▼▼▼
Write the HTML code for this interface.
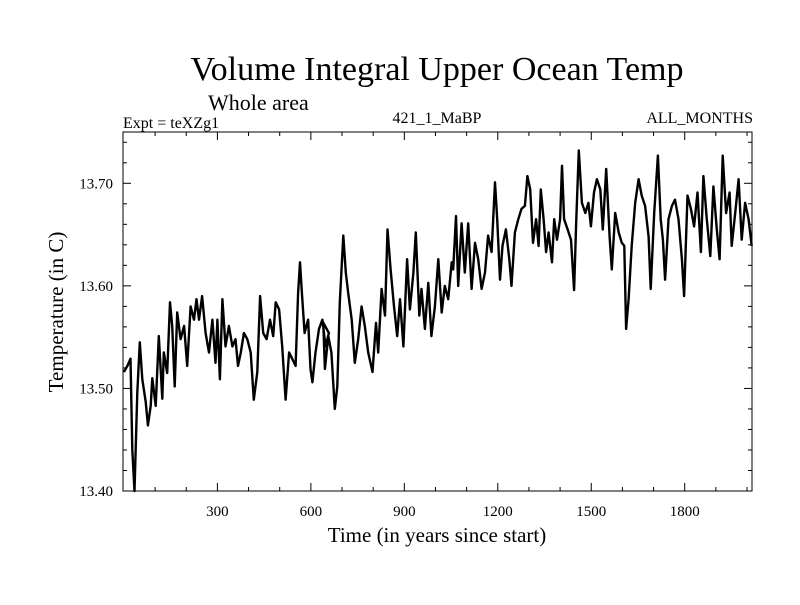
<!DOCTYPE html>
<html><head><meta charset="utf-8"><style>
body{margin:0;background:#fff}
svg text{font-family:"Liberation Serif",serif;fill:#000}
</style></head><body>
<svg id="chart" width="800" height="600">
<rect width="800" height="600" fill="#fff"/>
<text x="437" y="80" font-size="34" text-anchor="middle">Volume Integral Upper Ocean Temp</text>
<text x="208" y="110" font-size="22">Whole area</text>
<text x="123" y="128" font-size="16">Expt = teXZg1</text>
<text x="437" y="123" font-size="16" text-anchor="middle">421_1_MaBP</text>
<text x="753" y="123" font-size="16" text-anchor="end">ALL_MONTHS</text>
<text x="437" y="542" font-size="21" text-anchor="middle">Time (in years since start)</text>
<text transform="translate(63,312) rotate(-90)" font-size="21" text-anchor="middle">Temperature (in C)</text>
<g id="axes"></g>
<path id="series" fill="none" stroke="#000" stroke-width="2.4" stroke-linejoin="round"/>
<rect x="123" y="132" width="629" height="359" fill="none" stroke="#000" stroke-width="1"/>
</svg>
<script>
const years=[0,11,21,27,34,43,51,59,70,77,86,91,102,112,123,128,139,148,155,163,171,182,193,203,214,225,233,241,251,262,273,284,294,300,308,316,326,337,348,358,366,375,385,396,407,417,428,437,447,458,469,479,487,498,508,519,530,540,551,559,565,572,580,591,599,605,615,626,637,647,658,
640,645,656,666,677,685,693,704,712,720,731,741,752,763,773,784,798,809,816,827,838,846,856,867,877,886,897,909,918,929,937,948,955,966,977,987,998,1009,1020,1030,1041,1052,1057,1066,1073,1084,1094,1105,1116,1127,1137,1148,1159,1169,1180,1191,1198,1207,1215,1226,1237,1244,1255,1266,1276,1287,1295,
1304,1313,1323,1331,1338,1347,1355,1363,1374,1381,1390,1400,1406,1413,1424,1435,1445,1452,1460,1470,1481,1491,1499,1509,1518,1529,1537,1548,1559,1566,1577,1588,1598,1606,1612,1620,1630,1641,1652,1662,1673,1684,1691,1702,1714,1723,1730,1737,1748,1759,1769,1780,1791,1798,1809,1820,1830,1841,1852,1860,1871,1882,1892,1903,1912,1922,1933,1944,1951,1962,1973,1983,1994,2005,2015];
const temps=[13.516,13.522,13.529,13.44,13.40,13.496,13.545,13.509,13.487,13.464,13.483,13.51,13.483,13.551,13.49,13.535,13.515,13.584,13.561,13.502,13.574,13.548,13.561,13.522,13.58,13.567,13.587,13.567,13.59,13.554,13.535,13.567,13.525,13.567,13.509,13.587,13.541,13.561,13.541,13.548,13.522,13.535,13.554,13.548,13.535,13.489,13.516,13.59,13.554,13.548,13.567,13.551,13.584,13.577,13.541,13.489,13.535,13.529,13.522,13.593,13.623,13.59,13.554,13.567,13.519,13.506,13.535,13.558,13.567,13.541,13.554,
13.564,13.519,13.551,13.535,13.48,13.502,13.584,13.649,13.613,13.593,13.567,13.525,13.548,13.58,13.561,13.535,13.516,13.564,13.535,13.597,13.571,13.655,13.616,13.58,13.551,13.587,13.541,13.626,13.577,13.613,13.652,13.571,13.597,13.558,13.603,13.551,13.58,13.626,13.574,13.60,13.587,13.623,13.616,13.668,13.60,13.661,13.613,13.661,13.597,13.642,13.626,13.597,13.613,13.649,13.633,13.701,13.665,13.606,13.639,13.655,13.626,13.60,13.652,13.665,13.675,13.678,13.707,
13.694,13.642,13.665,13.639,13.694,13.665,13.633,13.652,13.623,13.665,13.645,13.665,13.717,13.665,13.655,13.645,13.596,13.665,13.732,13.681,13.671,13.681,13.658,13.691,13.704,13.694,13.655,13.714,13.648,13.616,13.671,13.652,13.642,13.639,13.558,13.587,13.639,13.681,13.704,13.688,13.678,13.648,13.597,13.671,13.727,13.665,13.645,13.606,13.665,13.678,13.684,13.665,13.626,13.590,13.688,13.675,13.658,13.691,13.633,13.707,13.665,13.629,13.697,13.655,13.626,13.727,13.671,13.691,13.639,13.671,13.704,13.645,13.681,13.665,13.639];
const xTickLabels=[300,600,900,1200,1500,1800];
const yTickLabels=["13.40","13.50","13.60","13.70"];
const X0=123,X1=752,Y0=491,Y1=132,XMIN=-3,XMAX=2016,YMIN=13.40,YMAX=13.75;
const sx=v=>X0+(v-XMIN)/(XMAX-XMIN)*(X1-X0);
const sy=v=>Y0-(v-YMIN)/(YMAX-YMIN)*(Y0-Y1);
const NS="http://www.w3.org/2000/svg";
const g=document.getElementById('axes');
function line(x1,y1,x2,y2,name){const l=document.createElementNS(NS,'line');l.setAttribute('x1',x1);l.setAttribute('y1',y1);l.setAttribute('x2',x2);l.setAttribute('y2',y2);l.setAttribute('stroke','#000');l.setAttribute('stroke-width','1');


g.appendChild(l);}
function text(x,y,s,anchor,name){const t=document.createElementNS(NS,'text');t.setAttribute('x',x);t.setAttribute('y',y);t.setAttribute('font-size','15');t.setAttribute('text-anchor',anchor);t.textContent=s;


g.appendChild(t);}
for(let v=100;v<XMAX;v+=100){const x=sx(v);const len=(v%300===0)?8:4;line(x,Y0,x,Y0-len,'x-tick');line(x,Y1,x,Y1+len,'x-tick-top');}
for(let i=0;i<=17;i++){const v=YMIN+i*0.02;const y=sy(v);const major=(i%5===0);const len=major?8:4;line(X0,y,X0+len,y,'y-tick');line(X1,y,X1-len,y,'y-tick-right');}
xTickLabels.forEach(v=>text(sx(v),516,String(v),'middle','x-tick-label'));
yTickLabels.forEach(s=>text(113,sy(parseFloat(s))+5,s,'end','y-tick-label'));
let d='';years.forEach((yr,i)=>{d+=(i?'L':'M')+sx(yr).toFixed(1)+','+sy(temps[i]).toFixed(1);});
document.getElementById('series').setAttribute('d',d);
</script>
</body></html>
▲▲▲
Drop the images and repeat the data exactly.

Write the HTML code for this interface.
<!DOCTYPE html>
<html><head><meta charset="utf-8"><style>
body{margin:0;background:#fff}
svg text{font-family:"Liberation Serif",serif;fill:#000}
</style></head><body>
<svg id="chart" width="800" height="600">
<rect width="800" height="600" fill="#fff"/>
<text x="437" y="80" font-size="34" text-anchor="middle">Volume Integral Upper Ocean Temp</text>
<text x="208" y="110" font-size="22">Whole area</text>
<text x="123" y="128" font-size="16">Expt = teXZg1</text>
<text x="437" y="123" font-size="16" text-anchor="middle">421_1_MaBP</text>
<text x="753" y="123" font-size="16" text-anchor="end">ALL_MONTHS</text>
<text x="437" y="542" font-size="21" text-anchor="middle">Time (in years since start)</text>
<text transform="translate(63,312) rotate(-90)" font-size="21" text-anchor="middle">Temperature (in C)</text>
<g id="axes"></g>
<path id="series" fill="none" stroke="#000" stroke-width="2.4" stroke-linejoin="round"/>
<rect x="123" y="132" width="629" height="359" fill="none" stroke="#000" stroke-width="1"/>
</svg>
<script>
const years=[0,11,21,27,34,43,51,59,70,77,86,91,102,112,123,128,139,148,155,163,171,182,193,203,214,225,233,241,251,262,273,284,294,300,308,316,326,337,348,358,366,375,385,396,407,417,428,437,447,458,469,479,487,498,508,519,530,540,551,559,565,572,580,591,599,605,615,626,637,647,658,
640,645,656,666,677,685,693,704,712,720,731,741,752,763,773,784,798,809,816,827,838,846,856,867,877,886,897,909,918,929,937,948,955,966,977,987,998,1009,1020,1030,1041,1052,1057,1066,1073,1084,1094,1105,1116,1127,1137,1148,1159,1169,1180,1191,1198,1207,1215,1226,1237,1244,1255,1266,1276,1287,1295,
1304,1313,1323,1331,1338,1347,1355,1363,1374,1381,1390,1400,1406,1413,1424,1435,1445,1452,1460,1470,1481,1491,1499,1509,1518,1529,1537,1548,1559,1566,1577,1588,1598,1606,1612,1620,1630,1641,1652,1662,1673,1684,1691,1702,1714,1723,1730,1737,1748,1759,1769,1780,1791,1798,1809,1820,1830,1841,1852,1860,1871,1882,1892,1903,1912,1922,1933,1944,1951,1962,1973,1983,1994,2005,2015];
const temps=[13.516,13.522,13.529,13.44,13.40,13.496,13.545,13.509,13.487,13.464,13.483,13.51,13.483,13.551,13.49,13.535,13.515,13.584,13.561,13.502,13.574,13.548,13.561,13.522,13.58,13.567,13.587,13.567,13.59,13.554,13.535,13.567,13.525,13.567,13.509,13.587,13.541,13.561,13.541,13.548,13.522,13.535,13.554,13.548,13.535,13.489,13.516,13.59,13.554,13.548,13.567,13.551,13.584,13.577,13.541,13.489,13.535,13.529,13.522,13.593,13.623,13.59,13.554,13.567,13.519,13.506,13.535,13.558,13.567,13.541,13.554,
13.564,13.519,13.551,13.535,13.48,13.502,13.584,13.649,13.613,13.593,13.567,13.525,13.548,13.58,13.561,13.535,13.516,13.564,13.535,13.597,13.571,13.655,13.616,13.58,13.551,13.587,13.541,13.626,13.577,13.613,13.652,13.571,13.597,13.558,13.603,13.551,13.58,13.626,13.574,13.60,13.587,13.623,13.616,13.668,13.60,13.661,13.613,13.661,13.597,13.642,13.626,13.597,13.613,13.649,13.633,13.701,13.665,13.606,13.639,13.655,13.626,13.60,13.652,13.665,13.675,13.678,13.707,
13.694,13.642,13.665,13.639,13.694,13.665,13.633,13.652,13.623,13.665,13.645,13.665,13.717,13.665,13.655,13.645,13.596,13.665,13.732,13.681,13.671,13.681,13.658,13.691,13.704,13.694,13.655,13.714,13.648,13.616,13.671,13.652,13.642,13.639,13.558,13.587,13.639,13.681,13.704,13.688,13.678,13.648,13.597,13.671,13.727,13.665,13.645,13.606,13.665,13.678,13.684,13.665,13.626,13.590,13.688,13.675,13.658,13.691,13.633,13.707,13.665,13.629,13.697,13.655,13.626,13.727,13.671,13.691,13.639,13.671,13.704,13.645,13.681,13.665,13.639];
const xTickLabels=[300,600,900,1200,1500,1800];
const yTickLabels=["13.40","13.50","13.60","13.70"];
const X0=123,X1=752,Y0=491,Y1=132,XMIN=-3,XMAX=2016,YMIN=13.40,YMAX=13.75;
const sx=v=>X0+(v-XMIN)/(XMAX-XMIN)*(X1-X0);
const sy=v=>Y0-(v-YMIN)/(YMAX-YMIN)*(Y0-Y1);
const NS="http://www.w3.org/2000/svg";
const g=document.getElementById('axes');
function line(x1,y1,x2,y2,name){const l=document.createElementNS(NS,'line');l.setAttribute('x1',x1);l.setAttribute('y1',y1);l.setAttribute('x2',x2);l.setAttribute('y2',y2);l.setAttribute('stroke','#000');l.setAttribute('stroke-width','1');


g.appendChild(l);}
function text(x,y,s,anchor,name){const t=document.createElementNS(NS,'text');t.setAttribute('x',x);t.setAttribute('y',y);t.setAttribute('font-size','15');t.setAttribute('text-anchor',anchor);t.textContent=s;


g.appendChild(t);}
for(let v=100;v<XMAX;v+=100){const x=sx(v);const len=(v%300===0)?8:4;line(x,Y0,x,Y0-len,'x-tick');line(x,Y1,x,Y1+len,'x-tick-top');}
for(let i=0;i<=17;i++){const v=YMIN+i*0.02;const y=sy(v);const major=(i%5===0);const len=major?8:4;line(X0,y,X0+len,y,'y-tick');line(X1,y,X1-len,y,'y-tick-right');}
xTickLabels.forEach(v=>text(sx(v),516,String(v),'middle','x-tick-label'));
yTickLabels.forEach(s=>text(113,sy(parseFloat(s))+5,s,'end','y-tick-label'));
let d='';years.forEach((yr,i)=>{d+=(i?'L':'M')+sx(yr).toFixed(1)+','+sy(temps[i]).toFixed(1);});
document.getElementById('series').setAttribute('d',d);
</script>
</body></html>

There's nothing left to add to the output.